I have a thing for horns. Especially vintage-ish horns. They’re kind of hard to find these days, though you see a few here and there. Like Classic Audio Loudspeakers.
The designer, John Wolfe, has been making some reproduction-style loudspeakers for far longer than I’ve been out of school (I’m just going to leave that lie there, without any dates that will incriminate either of us). The T1.5 Reference, an incredible (and incredibly massively monstrously enormous) loudspeaker is his usual gig at an audio show — and that sucker is every bit the heirloom quality speaker it looks like. Unbelievably powerful and effortlessly dynamic — “they” seriously, truly and simply do not make speakers like this anymore. It’s a favorite of mine, I’ll just admit that here so we can move on to my new favorite, the Hartsfield.

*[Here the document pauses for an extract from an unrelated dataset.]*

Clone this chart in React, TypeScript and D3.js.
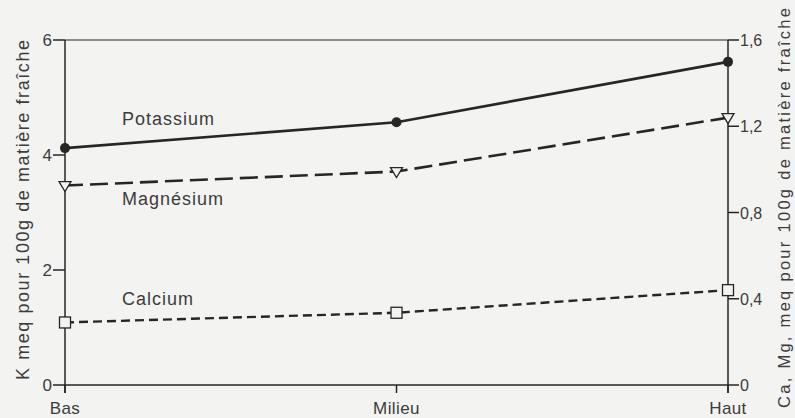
import React from "react";
import * as d3 from "d3";

const categories = ["Bas", "Milieu", "Haut"];
const potassium = [4.12, 4.57, 5.62];
const magnesium = [0.925, 0.99, 1.24];
const calcium = [0.29, 0.335, 0.44];
const leftTicks = [0, 2, 4, 6];
const rightTicks = [0, 0.4, 0.8, 1.2, 1.6];
const seriesLabels = ["Potassium", "Magnésium", "Calcium"];
const leftTitle = "K  meq pour 100g de matière fraîche";
const rightTitle = "Ca, Mg, meq pour 100g de matière fraîche";

const W = 795;
const H = 418;
const left = 65;
const right = 728;
const top = 40;
const bottom = 385;
const font = "'Liberation Sans', Arial, Helvetica, sans-serif";
const ink = "#262626";
const txt = "#3c3c3c";
const bg = "#f3f3f1";

export default function App() {
  const x = d3.scalePoint<string>().domain(categories).range([left, right]);
  const yL = d3.scaleLinear().domain([0, 6]).range([bottom, top]);
  const yR = d3.scaleLinear().domain([0, 1.6]).range([bottom, top]);
  const line = (vals: number[], y: d3.ScaleLinear<number, number>) =>
    d3.line<number>().x((_, i) => x(categories[i])!).y((v) => y(v))(vals) || "";
  const fmt = (v: number) => (v === 0 ? "0" : d3.format(".1f")(v).replace(".", ","));

  return (
    <svg width={W} height={H} style={{ position: "absolute", left: 0, top: 0, background: bg }}>
      <rect x={0} y={0} width={W} height={H} fill={bg} />
      {/* frame */}
      <line x1={left} x2={left} y1={top} y2={bottom + 8} stroke={ink} strokeWidth={1.5} />
      <line x1={right} x2={right} y1={top} y2={bottom + 8} stroke={ink} strokeWidth={1.5} />
      <line x1={left} x2={right} y1={top} y2={top} stroke={ink} strokeWidth={1.2} />
      <line x1={left} x2={right} y1={bottom} y2={bottom} stroke={ink} strokeWidth={1.5} />
      {/* bottom ticks */}
      {categories.map((c) => (
        <g key={c}>
          <line x1={x(c)} x2={x(c)} y1={bottom} y2={bottom + 8} stroke={ink} strokeWidth={1.5} />
          <text x={x(c)} y={414} textAnchor="middle" fontFamily={font} fontSize={17} letterSpacing={0.4} fill={txt}>{c}</text>
        </g>
      ))}
      {/* left ticks */}
      {leftTicks.map((t) => (
        <g key={t}>
          <line x1={left - 12} x2={left} y1={yL(t)} y2={yL(t)} stroke={ink} strokeWidth={1.5} />
          <text x={left - 13} y={yL(t) + 6} textAnchor="end" fontFamily={font} fontSize={17} fill={txt}>{t}</text>
        </g>
      ))}
      {/* right ticks */}
      {rightTicks.map((t) => (
        <g key={t}>
          <line x1={right} x2={right + 11} y1={yR(t)} y2={yR(t)} stroke={ink} strokeWidth={1.5} />
          <text x={right + 12} y={yR(t) + 6} textAnchor="start" fontFamily={font} fontSize={16} fill={txt}>{fmt(t)}</text>
        </g>
      ))}
      {/* axis titles */}
      <text transform={`translate(29,380) rotate(-90)`} textAnchor="start" fontFamily={font} fontSize={18} textLength={340} lengthAdjust="spacing" fill={txt}>
        {leftTitle}
      </text>
      <text transform={`translate(790,408) rotate(-90)`} textAnchor="start" fontFamily={font} fontSize={16.5} textLength={400} lengthAdjust="spacing" fill={txt}>
        {rightTitle}
      </text>
      {/* series */}
      <path d={line(potassium, yL)} fill="none" stroke={ink} strokeWidth={2.6} />
      <path d={line(magnesium, yR)} fill="none" stroke={ink} strokeWidth={2.6} strokeDasharray="18 7" />
      <path d={line(calcium, yR)} fill="none" stroke={ink} strokeWidth={2.4} strokeDasharray="9 5" />
      {potassium.map((v, i) => (
        <circle key={"k" + i} cx={x(categories[i])} cy={yL(v)} r={5} fill={ink} />
      ))}
      {magnesium.map((v, i) => {
        const cx = x(categories[i])!;
        const cy = yR(v);
        return (
          <path key={"m" + i} d={`M${cx - 6},${cy - 4} L${cx + 6},${cy - 4} L${cx},${cy + 6} Z`} fill={bg} stroke={ink} strokeWidth={1.3} />
        );
      })}
      {calcium.map((v, i) => {
        const cx = x(categories[i])!;
        const cy = yR(v);
        return <rect key={"c" + i} x={cx - 5.5} y={cy - 5.5} width={11} height={11} fill={bg} stroke={ink} strokeWidth={1.3} />;
      })}
      {/* labels */}
      <text x={122} y={125} fontFamily={font} fontSize={18} letterSpacing={1} fill={txt}>{seriesLabels[0]}</text>
      <text x={122} y={205} fontFamily={font} fontSize={18} letterSpacing={1} fill={txt}>{seriesLabels[1]}</text>
      <text x={122} y={305} fontFamily={font} fontSize={18} letterSpacing={1} fill={txt}>{seriesLabels[2]}</text>
    </svg>
  );
}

The Hartsfield is a 16Ω speaker that can do 30Hz up past 20kHz in it’s 106dB corner-shaped front-loaded horn frame. The “weird” thing to us new-audio-dudes is the lens — it looks like someone slapped some bent blinds in front of the 2″ compression driver that handles everything between 800Hz and the “super tweeters”. Coherence from this speaker was astonishing — set up as they were, some 30′ apart and nowhere near a side wall, the images they threw were big and tactile. No “she’s there in your room” shenanigans here, no — the Hartsfield took me to the venue, and Elvis and Lyn Stanley were up on stage, spot-lit, and eerily present. I got goosebumps. No, really.
John played back-to-back recordings of “Fever”, first by Elvis (an excellent-sounding LP that I didn’t catch the cover of), and then by Stanley from Lost in Romance. I was flabbergasted. These things are $27k/pair? Oh, really …. [insert a “bwahahahaha” here].
Driven by some refurbed Novacrons from Atma-Sphere, this was shockingly great and another Best-In-Show contender.